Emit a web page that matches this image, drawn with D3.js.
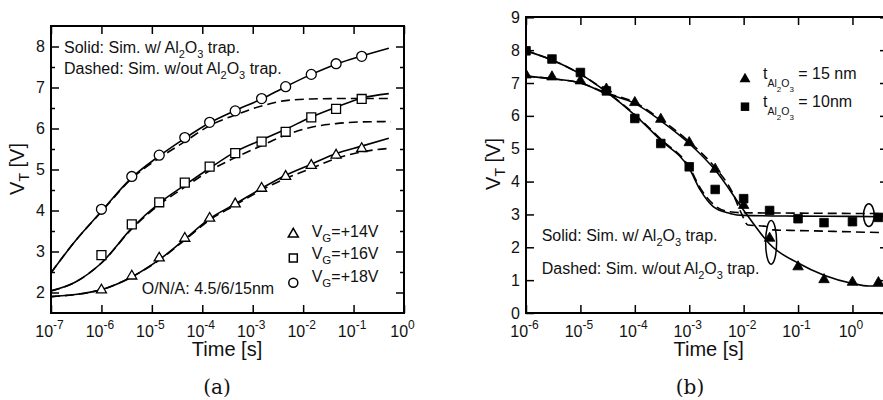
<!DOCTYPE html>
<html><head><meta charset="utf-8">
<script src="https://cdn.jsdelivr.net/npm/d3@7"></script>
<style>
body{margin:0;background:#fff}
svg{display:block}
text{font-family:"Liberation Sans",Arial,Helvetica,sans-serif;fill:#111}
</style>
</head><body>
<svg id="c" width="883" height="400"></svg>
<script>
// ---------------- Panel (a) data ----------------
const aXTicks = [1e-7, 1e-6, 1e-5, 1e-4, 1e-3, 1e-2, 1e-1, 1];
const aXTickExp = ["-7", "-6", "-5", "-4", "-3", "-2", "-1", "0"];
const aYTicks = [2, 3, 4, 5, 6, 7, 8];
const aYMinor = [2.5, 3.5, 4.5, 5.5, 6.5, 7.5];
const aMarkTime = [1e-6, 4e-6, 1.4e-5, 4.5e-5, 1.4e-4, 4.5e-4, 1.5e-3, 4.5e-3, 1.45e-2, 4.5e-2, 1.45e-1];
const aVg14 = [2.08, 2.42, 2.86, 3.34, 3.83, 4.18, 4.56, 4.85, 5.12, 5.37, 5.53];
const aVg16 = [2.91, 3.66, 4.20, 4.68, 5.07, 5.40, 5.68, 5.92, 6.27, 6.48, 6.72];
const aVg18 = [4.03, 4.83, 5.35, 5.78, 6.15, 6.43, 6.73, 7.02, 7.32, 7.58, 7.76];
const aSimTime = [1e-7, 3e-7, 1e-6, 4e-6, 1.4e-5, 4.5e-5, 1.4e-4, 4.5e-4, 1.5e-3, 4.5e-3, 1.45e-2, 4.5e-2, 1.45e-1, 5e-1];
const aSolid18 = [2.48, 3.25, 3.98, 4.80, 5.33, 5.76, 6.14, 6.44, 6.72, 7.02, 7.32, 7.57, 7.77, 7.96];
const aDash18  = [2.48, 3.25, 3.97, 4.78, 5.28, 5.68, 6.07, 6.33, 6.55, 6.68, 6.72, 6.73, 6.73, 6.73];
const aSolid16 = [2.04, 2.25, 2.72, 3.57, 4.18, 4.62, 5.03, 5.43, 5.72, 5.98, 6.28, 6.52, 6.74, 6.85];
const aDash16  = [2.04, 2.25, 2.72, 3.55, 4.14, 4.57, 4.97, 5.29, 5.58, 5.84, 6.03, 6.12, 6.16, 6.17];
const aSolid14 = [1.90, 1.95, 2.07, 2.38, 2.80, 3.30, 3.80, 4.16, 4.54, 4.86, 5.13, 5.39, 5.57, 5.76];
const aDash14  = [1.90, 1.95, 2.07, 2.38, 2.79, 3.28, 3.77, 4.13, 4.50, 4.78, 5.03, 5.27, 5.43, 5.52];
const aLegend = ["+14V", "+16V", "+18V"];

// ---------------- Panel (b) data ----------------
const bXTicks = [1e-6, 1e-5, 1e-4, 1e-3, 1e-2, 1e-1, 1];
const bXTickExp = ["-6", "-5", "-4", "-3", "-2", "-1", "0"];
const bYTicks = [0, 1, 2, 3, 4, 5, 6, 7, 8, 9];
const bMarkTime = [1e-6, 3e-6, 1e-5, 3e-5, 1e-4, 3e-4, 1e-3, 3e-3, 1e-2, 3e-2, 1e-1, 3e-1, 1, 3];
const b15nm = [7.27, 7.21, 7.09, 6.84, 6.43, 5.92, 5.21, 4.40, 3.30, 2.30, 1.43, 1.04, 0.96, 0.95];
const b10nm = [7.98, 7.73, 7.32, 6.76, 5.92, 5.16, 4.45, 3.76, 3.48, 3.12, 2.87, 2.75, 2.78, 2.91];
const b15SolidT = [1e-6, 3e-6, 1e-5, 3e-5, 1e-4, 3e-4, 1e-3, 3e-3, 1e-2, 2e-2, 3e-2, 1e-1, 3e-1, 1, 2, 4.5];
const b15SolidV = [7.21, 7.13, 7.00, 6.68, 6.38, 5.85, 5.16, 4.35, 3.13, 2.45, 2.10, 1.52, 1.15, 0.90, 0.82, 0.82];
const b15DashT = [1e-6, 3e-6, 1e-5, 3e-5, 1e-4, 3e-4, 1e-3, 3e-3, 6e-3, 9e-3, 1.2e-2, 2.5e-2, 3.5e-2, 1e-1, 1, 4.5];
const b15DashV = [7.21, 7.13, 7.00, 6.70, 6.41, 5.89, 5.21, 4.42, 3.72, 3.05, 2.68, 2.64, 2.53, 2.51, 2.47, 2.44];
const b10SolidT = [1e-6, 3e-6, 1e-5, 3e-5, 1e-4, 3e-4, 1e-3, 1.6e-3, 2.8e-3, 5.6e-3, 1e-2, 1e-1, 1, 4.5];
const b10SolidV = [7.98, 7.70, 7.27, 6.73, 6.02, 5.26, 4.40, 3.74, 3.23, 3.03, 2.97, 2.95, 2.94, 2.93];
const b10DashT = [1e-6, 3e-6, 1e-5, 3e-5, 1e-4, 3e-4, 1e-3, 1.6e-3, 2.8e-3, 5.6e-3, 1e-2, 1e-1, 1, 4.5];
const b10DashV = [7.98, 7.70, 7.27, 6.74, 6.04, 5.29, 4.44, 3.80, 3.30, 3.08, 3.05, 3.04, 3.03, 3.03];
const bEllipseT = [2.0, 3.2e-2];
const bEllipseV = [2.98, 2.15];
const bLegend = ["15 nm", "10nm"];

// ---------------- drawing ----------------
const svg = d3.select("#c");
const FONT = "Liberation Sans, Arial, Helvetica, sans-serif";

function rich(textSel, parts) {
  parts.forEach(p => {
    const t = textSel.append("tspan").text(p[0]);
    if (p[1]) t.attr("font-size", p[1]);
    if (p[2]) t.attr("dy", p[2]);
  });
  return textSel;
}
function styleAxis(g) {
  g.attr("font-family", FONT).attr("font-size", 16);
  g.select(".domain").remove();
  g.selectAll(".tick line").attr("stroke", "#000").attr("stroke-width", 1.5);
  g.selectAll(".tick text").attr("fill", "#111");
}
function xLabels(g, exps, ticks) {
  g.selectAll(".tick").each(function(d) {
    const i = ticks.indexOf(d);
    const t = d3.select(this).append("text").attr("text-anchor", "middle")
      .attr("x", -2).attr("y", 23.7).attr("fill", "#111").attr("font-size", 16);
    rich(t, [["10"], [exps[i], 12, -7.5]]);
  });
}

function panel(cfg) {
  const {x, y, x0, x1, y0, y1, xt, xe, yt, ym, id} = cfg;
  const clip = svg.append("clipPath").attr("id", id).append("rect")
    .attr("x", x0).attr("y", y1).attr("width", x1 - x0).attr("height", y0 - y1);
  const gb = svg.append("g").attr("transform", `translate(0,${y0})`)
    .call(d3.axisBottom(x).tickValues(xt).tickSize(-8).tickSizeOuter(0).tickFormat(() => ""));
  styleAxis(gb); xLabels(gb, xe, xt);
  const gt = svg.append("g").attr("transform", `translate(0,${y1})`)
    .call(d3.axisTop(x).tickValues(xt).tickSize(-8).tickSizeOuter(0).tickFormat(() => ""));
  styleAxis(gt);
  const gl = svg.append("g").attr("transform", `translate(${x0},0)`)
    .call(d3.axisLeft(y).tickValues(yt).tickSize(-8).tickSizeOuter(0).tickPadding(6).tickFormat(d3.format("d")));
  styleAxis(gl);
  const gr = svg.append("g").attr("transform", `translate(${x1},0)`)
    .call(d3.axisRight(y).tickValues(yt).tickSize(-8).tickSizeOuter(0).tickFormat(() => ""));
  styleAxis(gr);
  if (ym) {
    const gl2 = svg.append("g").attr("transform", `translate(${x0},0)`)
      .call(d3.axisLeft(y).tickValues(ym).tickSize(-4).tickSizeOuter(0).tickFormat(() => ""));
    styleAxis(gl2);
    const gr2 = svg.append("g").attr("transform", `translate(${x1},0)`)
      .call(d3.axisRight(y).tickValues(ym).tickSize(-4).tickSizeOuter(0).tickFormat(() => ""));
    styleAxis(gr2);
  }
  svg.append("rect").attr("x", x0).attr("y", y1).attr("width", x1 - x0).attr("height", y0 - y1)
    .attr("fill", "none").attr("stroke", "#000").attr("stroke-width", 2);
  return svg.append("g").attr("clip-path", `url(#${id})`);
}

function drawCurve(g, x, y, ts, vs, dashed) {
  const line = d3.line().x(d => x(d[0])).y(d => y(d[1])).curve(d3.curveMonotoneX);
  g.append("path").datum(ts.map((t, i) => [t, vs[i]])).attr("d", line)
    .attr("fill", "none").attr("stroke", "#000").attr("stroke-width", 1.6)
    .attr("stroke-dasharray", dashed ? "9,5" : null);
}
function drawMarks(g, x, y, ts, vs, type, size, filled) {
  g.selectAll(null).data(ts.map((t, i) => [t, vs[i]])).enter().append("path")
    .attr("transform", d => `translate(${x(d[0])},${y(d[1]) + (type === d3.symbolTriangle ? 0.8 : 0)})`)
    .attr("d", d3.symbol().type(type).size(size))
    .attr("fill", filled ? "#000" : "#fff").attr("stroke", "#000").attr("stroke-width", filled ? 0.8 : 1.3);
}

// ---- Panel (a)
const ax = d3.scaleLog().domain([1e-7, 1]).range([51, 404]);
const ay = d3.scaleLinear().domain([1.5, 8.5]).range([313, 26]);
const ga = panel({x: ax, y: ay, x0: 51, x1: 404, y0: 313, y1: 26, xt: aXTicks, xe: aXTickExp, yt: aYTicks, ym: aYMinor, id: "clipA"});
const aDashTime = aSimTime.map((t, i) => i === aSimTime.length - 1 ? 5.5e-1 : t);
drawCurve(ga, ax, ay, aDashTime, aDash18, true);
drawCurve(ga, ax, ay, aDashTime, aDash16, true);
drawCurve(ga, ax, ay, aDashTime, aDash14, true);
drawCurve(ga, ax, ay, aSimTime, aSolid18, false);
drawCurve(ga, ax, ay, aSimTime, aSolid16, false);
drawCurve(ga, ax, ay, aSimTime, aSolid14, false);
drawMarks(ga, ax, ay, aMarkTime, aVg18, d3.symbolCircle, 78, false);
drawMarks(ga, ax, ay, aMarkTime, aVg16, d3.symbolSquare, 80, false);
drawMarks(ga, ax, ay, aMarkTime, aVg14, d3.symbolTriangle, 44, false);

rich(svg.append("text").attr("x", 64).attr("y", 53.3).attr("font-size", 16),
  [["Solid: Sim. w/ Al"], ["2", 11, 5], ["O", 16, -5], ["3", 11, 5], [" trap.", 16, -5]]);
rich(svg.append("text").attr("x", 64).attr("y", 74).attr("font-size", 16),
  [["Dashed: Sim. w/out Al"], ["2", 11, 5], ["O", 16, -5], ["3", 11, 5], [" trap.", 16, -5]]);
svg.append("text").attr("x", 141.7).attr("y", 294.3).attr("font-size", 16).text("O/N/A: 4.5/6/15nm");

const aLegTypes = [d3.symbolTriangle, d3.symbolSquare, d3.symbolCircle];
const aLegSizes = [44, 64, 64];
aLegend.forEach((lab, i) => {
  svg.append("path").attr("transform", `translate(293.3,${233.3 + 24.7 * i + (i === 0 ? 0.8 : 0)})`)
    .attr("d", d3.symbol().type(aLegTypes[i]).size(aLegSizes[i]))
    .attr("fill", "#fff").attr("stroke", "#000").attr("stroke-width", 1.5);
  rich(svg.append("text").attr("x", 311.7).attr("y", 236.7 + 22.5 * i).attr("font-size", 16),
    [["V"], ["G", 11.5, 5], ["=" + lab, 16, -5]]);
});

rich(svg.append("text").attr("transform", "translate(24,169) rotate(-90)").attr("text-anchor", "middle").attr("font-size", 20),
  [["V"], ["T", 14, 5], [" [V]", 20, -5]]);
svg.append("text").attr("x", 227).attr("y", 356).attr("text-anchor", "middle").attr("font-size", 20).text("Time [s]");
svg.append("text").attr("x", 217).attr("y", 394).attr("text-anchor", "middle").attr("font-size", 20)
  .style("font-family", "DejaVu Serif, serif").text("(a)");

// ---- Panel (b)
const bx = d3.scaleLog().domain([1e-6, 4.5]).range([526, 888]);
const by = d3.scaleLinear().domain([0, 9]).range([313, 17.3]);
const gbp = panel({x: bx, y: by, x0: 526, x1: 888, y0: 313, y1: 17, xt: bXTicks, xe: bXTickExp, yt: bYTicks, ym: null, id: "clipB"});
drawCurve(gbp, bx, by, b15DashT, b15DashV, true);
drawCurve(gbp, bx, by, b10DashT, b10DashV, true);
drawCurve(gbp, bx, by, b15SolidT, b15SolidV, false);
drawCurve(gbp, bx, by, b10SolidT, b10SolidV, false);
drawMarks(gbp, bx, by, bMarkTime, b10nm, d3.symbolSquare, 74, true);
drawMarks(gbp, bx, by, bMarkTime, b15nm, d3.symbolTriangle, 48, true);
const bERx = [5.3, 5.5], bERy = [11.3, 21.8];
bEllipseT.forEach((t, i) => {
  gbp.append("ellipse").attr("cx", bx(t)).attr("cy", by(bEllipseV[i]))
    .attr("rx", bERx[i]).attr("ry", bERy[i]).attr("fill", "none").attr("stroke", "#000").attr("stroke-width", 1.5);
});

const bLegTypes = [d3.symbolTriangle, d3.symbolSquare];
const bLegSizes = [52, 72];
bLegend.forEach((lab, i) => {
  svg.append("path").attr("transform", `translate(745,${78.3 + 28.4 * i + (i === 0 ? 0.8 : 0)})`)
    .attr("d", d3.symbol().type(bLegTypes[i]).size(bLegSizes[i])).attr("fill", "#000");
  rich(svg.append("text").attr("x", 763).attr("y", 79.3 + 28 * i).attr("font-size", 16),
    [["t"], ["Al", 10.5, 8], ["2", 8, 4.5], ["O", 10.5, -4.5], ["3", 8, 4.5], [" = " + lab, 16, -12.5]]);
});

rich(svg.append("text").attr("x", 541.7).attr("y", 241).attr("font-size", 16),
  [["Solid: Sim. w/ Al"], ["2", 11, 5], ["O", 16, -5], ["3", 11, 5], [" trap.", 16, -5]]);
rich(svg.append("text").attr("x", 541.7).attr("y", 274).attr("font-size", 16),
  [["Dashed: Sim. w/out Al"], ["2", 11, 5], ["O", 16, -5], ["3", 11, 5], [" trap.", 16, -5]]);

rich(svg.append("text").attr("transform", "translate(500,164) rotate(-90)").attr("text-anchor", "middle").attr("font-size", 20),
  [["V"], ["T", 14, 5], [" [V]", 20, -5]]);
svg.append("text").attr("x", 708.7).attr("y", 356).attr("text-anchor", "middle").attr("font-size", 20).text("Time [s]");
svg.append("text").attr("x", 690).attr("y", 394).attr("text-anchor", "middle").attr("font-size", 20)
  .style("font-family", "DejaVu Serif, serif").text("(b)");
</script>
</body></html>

■ ■ ■

▸ Exercise details
In the listing, how many lines hold "this"? Answer with a bare number.

▸ Answer
2